Task instructions ->
Return the material exactly, first line through the line containing "W, H = 1209, 370", and nothing more. Pictures stay out.

Collected material ->
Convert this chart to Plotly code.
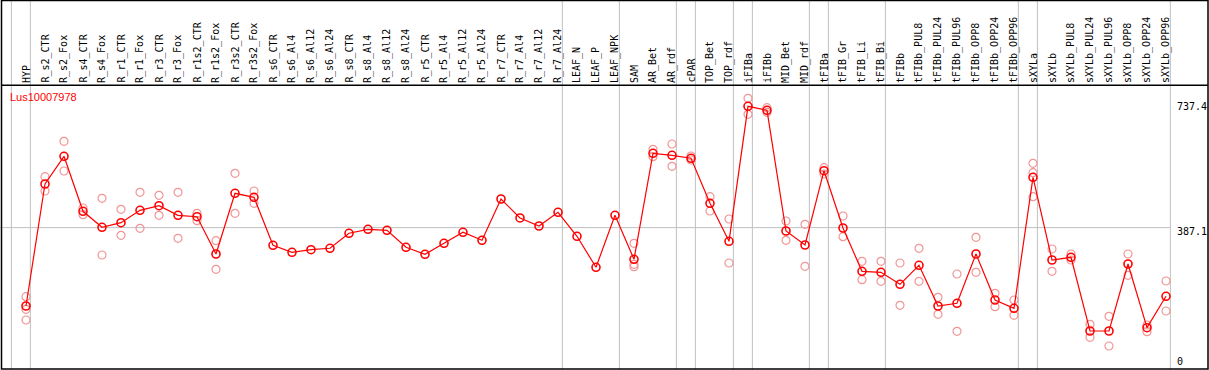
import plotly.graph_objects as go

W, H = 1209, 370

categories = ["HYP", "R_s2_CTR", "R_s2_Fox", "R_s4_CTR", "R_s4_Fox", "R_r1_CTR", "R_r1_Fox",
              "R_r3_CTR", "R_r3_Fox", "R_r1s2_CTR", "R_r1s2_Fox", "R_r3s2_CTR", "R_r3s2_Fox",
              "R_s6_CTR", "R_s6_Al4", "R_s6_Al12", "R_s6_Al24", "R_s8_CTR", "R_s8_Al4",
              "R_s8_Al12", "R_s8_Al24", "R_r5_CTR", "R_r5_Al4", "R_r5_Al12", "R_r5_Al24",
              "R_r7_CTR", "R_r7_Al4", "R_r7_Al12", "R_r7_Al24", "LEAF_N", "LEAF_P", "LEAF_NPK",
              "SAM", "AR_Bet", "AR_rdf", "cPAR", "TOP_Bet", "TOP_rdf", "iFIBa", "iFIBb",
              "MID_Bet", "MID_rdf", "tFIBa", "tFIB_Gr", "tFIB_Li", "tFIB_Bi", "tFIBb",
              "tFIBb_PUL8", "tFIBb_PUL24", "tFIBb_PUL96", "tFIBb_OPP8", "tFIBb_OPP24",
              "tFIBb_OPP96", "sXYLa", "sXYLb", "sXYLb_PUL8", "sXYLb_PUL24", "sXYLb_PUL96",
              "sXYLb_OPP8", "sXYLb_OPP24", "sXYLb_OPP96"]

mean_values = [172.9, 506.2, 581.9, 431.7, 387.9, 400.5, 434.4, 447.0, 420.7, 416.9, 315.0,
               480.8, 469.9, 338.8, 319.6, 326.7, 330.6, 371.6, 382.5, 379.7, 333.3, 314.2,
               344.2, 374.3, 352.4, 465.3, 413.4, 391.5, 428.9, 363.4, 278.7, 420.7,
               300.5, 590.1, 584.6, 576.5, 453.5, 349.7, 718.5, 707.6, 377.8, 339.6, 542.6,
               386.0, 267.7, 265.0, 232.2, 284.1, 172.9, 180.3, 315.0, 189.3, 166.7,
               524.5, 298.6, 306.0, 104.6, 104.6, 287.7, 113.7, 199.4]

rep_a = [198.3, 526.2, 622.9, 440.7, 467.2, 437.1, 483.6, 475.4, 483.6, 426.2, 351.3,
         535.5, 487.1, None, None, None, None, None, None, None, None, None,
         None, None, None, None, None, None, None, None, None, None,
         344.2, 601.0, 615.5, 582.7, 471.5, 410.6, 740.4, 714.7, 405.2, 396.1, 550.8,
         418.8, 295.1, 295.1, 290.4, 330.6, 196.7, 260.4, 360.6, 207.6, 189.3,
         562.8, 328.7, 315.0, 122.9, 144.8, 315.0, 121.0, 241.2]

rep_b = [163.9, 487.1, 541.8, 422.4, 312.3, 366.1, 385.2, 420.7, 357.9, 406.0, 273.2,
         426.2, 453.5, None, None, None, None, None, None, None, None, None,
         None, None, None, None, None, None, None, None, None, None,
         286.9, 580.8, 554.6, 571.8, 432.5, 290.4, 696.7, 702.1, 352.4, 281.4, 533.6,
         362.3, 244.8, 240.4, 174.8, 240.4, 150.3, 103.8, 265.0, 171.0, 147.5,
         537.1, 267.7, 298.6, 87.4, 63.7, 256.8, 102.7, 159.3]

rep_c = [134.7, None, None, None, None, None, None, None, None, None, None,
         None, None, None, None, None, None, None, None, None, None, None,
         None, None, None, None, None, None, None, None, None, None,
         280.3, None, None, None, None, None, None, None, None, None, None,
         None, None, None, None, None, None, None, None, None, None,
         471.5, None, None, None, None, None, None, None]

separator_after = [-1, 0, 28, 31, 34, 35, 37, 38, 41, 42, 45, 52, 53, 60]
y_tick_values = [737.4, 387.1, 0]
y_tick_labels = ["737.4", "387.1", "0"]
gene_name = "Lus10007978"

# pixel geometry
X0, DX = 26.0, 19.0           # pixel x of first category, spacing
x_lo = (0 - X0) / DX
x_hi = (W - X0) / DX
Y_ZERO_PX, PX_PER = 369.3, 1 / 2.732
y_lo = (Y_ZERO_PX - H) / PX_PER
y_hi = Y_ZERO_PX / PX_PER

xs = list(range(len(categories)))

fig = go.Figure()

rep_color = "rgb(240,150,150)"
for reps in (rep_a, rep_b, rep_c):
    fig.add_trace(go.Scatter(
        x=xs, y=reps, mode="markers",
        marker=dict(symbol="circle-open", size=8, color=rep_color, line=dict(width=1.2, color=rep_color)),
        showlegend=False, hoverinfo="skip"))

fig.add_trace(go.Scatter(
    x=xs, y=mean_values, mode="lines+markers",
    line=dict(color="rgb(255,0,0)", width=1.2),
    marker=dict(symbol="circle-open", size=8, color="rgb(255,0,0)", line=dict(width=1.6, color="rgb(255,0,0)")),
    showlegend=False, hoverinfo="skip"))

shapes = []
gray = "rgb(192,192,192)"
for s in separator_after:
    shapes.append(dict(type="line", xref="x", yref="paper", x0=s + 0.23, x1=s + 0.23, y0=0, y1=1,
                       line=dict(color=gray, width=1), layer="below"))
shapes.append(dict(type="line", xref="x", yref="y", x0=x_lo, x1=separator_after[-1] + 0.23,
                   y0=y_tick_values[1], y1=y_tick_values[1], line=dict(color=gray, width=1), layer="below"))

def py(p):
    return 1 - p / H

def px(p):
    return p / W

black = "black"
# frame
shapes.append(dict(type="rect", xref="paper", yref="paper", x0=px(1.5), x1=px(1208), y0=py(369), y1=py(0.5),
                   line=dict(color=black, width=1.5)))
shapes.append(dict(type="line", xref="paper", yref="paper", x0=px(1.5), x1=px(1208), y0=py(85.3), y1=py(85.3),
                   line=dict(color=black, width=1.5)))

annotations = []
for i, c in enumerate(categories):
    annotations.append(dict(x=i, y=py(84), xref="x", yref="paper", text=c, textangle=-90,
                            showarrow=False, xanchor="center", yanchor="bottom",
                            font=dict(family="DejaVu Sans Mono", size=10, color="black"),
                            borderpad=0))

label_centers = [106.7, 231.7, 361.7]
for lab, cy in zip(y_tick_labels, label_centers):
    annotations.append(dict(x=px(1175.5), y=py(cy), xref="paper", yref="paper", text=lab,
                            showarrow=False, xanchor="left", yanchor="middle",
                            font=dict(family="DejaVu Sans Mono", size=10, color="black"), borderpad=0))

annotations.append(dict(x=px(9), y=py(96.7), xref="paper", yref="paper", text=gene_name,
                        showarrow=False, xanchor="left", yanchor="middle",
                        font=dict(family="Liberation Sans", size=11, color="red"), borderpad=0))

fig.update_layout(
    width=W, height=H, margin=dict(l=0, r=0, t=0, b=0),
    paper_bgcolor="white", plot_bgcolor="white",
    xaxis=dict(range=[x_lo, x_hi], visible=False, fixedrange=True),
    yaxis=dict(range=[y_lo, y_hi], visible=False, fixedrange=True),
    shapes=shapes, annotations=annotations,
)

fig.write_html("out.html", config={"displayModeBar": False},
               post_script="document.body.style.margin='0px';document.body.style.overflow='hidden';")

Task solution ->
Convert this chart to Plotly code.
import plotly.graph_objects as go

W, H = 1209, 370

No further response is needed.